Terrence Higgins Trust group selfie in blue t-shirts

A new three-year project from HIV and sexual health charity Terrence Higgins Trust, funded by the National Lottery, will provide a blueprint for meaningful beneficiary involvement for the whole third sector. 

The £1.1 million investment from the Big Lottery Fund, the largest community funder in the UK, will allow the project to take ‘nothing about us without us’ to a whole new level and answer the question of how to genuinely involve beneficiaries and those with lived experience across an entire organisation. 

Drawing on advice from the public, private and voluntary sectors, the charity will bring together innovative new approaches to adapt how it works to ensure it’s delivering activities that reflect the changing needs of its beneficiaries. 

It is by putting people in the lead that charities can ensure their activities and priorities reflect the constantly changing needs of who they are there to serve. 

Crucially, the project will also have a direct impact on those using their voice and experience to make meaningful change for the future – and not just benefit the charity.

The new project has a strong digital focus and the first stage will be utilising social marketing techniques to reach people who wouldn’t ordinarily engage, with the project plan to be beneficiary-led.

This programme will drive forward Terrence Higgins Trust’s work to end new HIV transmissions, support people to live well with HIV and ensure good sexual health is a right and reality for all.

The charity was set up in 1982 following the death of its namesake Terry Higgins, who was one of the very first to die of an AIDS-related illness in the UK. It’s hoped this project will futureproof the charity and ensure it is always meeting the needs of people affected by HIV and poor sexual health. 

Women and HIV: Invisible no longer women

Ian Green, Chief Executive of Terrence Higgins Trust, said: ‘We’re thrilled to launch this new project to revolutionise beneficiary involvement across our charity and learn with the wider third sector.

‘Meaningful engagement across all areas of an organisation is never the easy option or the quick one, but it’s of vital importance in ensuring what you’re doing is what you should be doing.
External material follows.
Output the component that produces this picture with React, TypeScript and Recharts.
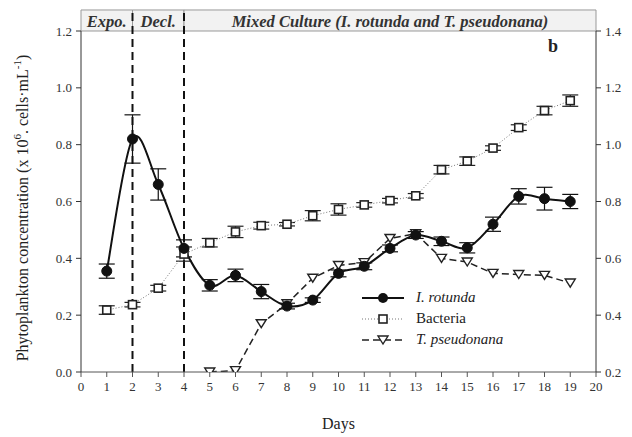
import React from 'react';
import {
  ComposedChart, Line, XAxis, YAxis, ErrorBar, ReferenceLine, ReferenceArea, Legend, Customized,
} from 'recharts';

const days = [1, 2, 3, 4, 5, 6, 7, 8, 9, 10, 11, 12, 13, 14, 15, 16, 17, 18, 19];
const rotunda = [0.355, 0.82, 0.66, 0.435, 0.305, 0.34, 0.283, 0.232, 0.253, 0.347, 0.372, 0.435, 0.482, 0.46, 0.437, 0.52, 0.618, 0.61, 0.6];
const rotundaErr = [0.025, 0.085, 0.055, 0.03, 0.02, 0.022, 0.025, 0.01, 0.008, 0.012, 0.012, 0.012, 0.012, 0.015, 0.018, 0.025, 0.027, 0.04, 0.025];
const bacteria = [0.418, 0.437, 0.495, 0.615, 0.655, 0.693, 0.715, 0.72, 0.75, 0.772, 0.788, 0.803, 0.82, 0.912, 0.942, 0.988, 1.06, 1.12, 1.155];
const bacteriaErr = [0.015, 0.008, 0.01, 0.025, 0.015, 0.02, 0.012, 0.006, 0.018, 0.02, 0.008, 0.008, 0.008, 0.015, 0.015, 0.008, 0.01, 0.015, 0.02];
const pseudonana = [null, null, null, null, 0.0, 0.005, 0.17, 0.24, 0.33, 0.375, 0.385, 0.47, 0.487, 0.4, 0.387, 0.347, 0.343, 0.34, 0.313];

const xTicks = [0, 1, 2, 3, 4, 5, 6, 7, 8, 9, 10, 11, 12, 13, 14, 15, 16, 17, 18, 19, 20];
const leftTicks = [0, 0.2, 0.4, 0.6, 0.8, 1.0, 1.2];
const rightTicks = [0.2, 0.4, 0.6, 0.8, 1.0, 1.2, 1.4];
const phases = [
  { x1: 0, x2: 2, label: 'Expo.' },
  { x1: 2, x2: 4, label: 'Decl.' },
  { x1: 4, x2: 20, label: 'Mixed Culture (I. rotunda and T. pseudonana)' },
];

const data = days.map((d, i) => ({
  day: d,
  rot: rotunda[i],
  rotErr: rotundaErr[i],
  bac: bacteria[i],
  bacErr: bacteriaErr[i],
  tps: pseudonana[i],
}));

const FONT = '"Liberation Serif", "DejaVu Serif", serif';
const HEADER_TOP = 1.274;

// Catmull-Rom style smooth curve (passes through every point)
const smoothCurve: any = (context: any) => {
  let pts: number[][] = [];
  return {
    areaStart() {},
    areaEnd() {},
    lineStart() { pts = []; },
    point(x: number, y: number) { pts.push([+x, +y]); },
    lineEnd() {
      const n = pts.length;
      if (n === 0) return;
      context.moveTo(pts[0][0], pts[0][1]);
      if (n === 1) return;
      for (let i = 0; i < n - 1; i++) {
        const p0 = pts[i - 1] || pts[i];
        const p1 = pts[i];
        const p2 = pts[i + 1];
        const p3 = pts[i + 2] || p2;
        const t = 1 / 6;
        const c1x = p1[0] + (p2[0] - p0[0]) * t;
        const c1y = p1[1] + (p2[1] - p0[1]) * t;
        const c2x = p2[0] - (p3[0] - p1[0]) * t;
        const c2y = p2[1] - (p3[1] - p1[1]) * t;
        context.bezierCurveTo(c1x, c1y, c2x, c2y, p2[0], p2[1]);
      }
    },
  };
};

const Circle = (p: any) => {
  const { cx, cy } = p;
  if (cx == null || cy == null || p.value == null) return <g />;
  return <circle cx={cx} cy={cy} r={5} fill="#111" stroke="#111" />;
};
const Square = (p: any) => {
  const { cx, cy } = p;
  if (cx == null || cy == null || p.value == null) return <g />;
  return <rect x={cx - 4} y={cy - 4} width={8} height={8} fill="#fff" stroke="#222" strokeWidth={1.6} />;
};
const Tri = (p: any) => {
  const { cx, cy } = p;
  if (cx == null || cy == null || p.value == null) return <g />;
  return <path d={`M${cx - 5},${cy - 4} L${cx + 5},${cy - 4} L${cx},${cy + 4} Z`} fill="#fff" stroke="#222" strokeWidth={1.4} />;
};

const YLabel = () => (
  <text x={22} y={208} transform="rotate(-90 22 208)" textAnchor="middle" dominantBaseline="central"
    fontSize={16} fontFamily={FONT} fill="#222">
    Phytoplankton concentration (x 10<tspan dy={-5} fontSize={11}>6</tspan>
    <tspan dy={5}>. cells·mL</tspan><tspan dy={-5} fontSize={11}>-1</tspan><tspan dy={5}>)</tspan>
  </text>
);

const headerLabel = (text: string) => (props: any) => {
  const vb = props.viewBox || {};
  return (
    <text x={vb.x + vb.width / 2} y={vb.y + vb.height / 2 + 1} textAnchor="middle" dominantBaseline="central"
      fontSize={16.5} fontWeight="bold" fontStyle="italic" fontFamily={FONT} fill="#333">
      {text}
    </text>
  );
};

const PanelTag = () => (
  <text x={553} y={46} textAnchor="middle" dominantBaseline="central" fontSize={18} fontWeight="bold" fontFamily={FONT} fill="#222">b</text>
);

const legendRows = [
  { name: 'I. rotunda', italic: true, kind: 'rot' },
  { name: 'Bacteria', italic: false, kind: 'bac' },
  { name: 'T. pseudonana', italic: true, kind: 'tps' },
];

const LegendContent = () => (
  <div style={{ fontFamily: FONT }}>
    {legendRows.map((r) => (
      <div key={r.name} style={{ display: 'flex', alignItems: 'center', height: 21 }}>
        <svg width={44} height={14} style={{ marginRight: 10 }}>
          {r.kind === 'rot' && (<g><line x1={0} y1={7} x2={42} y2={7} stroke="#111" strokeWidth={2} /><circle cx={21} cy={7} r={5} fill="#111" /></g>)}
          {r.kind === 'bac' && (<g><line x1={0} y1={7} x2={42} y2={7} stroke="#777" strokeWidth={1} strokeDasharray="1 2" /><rect x={17} y={3} width={8} height={8} fill="#fff" stroke="#222" strokeWidth={1.6} /></g>)}
          {r.kind === 'tps' && (<g><line x1={0} y1={7} x2={42} y2={7} stroke="#222" strokeWidth={1.5} strokeDasharray="7 4" /><path d="M16,3 L26,3 L21,11 Z" fill="#fff" stroke="#222" strokeWidth={1.4} /></g>)}
        </svg>
        <span style={{ fontSize: 15, fontStyle: r.italic ? 'italic' : 'normal', color: '#222' }}>{r.name}</span>
      </div>
    ))}
  </div>
);

export default function App() {
  return (
    <div style={{ position: 'absolute', left: 0, top: 0, background: '#fff' }}>
      <ComposedChart width={632} height={437} data={data} margin={{ top: 31, right: 0, left: 0, bottom: 0 }}>
        <XAxis dataKey="day" type="number" domain={[0, 20]} ticks={xTicks} interval={0}
          height={65} tickSize={5} tickMargin={5} stroke="#555"
          tick={{ fontSize: 13, fontFamily: FONT, fill: '#333' }}
          label={{ value: 'Days', position: 'insideBottom', offset: 8, fontSize: 16, fontFamily: FONT, fill: '#222' }} />
        <YAxis yAxisId="left" domain={[0, 1.2]} ticks={leftTicks} width={81} tickSize={5} tickMargin={4}
          stroke="#333" allowDataOverflow
          tickFormatter={(v: number) => v.toFixed(1)}
          tick={{ fontSize: 13, fontFamily: FONT, fill: '#333' }}
          label={<YLabel />} />
        <YAxis yAxisId="right" orientation="right" domain={[0.2, 1.4]} ticks={rightTicks} width={36} tickSize={5} tickMargin={4}
          stroke="#333" allowDataOverflow
          tickFormatter={(v: number) => v.toFixed(1)}
          tick={{ fontSize: 13, fontFamily: FONT, fill: '#333' }} />
        {phases.map((p) => (
          <ReferenceArea key={p.label} yAxisId="left" x1={p.x1} x2={p.x2} y1={1.2} y2={HEADER_TOP}
            ifOverflow="visible" fill="#f2f2f2" fillOpacity={1} stroke="#999" strokeWidth={1}
            label={headerLabel(p.label)} />
        ))}
        <ReferenceLine yAxisId="left" segment={[{ x: 2, y: 0 }, { x: 2, y: HEADER_TOP }]} ifOverflow="visible"
          stroke="#111" strokeWidth={2} strokeDasharray="8 5" />
        <ReferenceLine yAxisId="left" segment={[{ x: 4, y: 0 }, { x: 4, y: HEADER_TOP }]} ifOverflow="visible"
          stroke="#111" strokeWidth={2} strokeDasharray="8 5" />
        <Line yAxisId="right" type="linear" dataKey="bac" stroke="#777" strokeWidth={1} strokeDasharray="1 2"
          dot={<Square />} isAnimationActive={false} connectNulls>
          <ErrorBar dataKey="bacErr" width={8} stroke="#222" strokeWidth={1.2} />
        </Line>
        <Line yAxisId="left" type="linear" dataKey="tps" stroke="#222" strokeWidth={1.5} strokeDasharray="7 4"
          dot={<Tri />} isAnimationActive={false} />
        <Line yAxisId="left" type={smoothCurve} dataKey="rot" stroke="#111" strokeWidth={2}
          dot={<Circle />} isAnimationActive={false}>
          <ErrorBar dataKey="rotErr" width={8} stroke="#111" strokeWidth={1.2} />
        </Line>
        <Legend layout="vertical" align="center" verticalAlign="middle" content={<LegendContent />}
          wrapperStyle={{ position: 'absolute', left: 362, top: 287, width: 180, height: 63 }} />
        <Customized component={<PanelTag />} />
      </ComposedChart>
    </div>
  );
}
This is not something Terrence Higgins Trust has always got right. We know, however, it is crucial if we are to adapt and respond to the fast-paced changing needs of people now and in the future.

‘HIV has changed faster than almost any other health condition. In just over two decades, effective treatment means an HIV diagnosis has gone from a virtual death sentence to a manageable long-term condition when diagnosed early.

‘We look forward to learning with all sectors to innovate and test out new ways to properly involve our beneficiaries. It is only with them that we can ensure that what we do is fit for purpose and reflects what is needed in 2019 and beyond.’

James Harcourt, England Grant-Making Director at the Big Lottery Fund, said: ‘People understand what’s needed in their communities better than anyone else. That’s why we’re proud National Lottery funding is supporting Terrence Higgins Trust to put those they support in the lead.

‘It’s great that others in the sector will be able to learn from this project which puts people at the heart of an organisation’s development and delivery, and creates a culture of co-production.’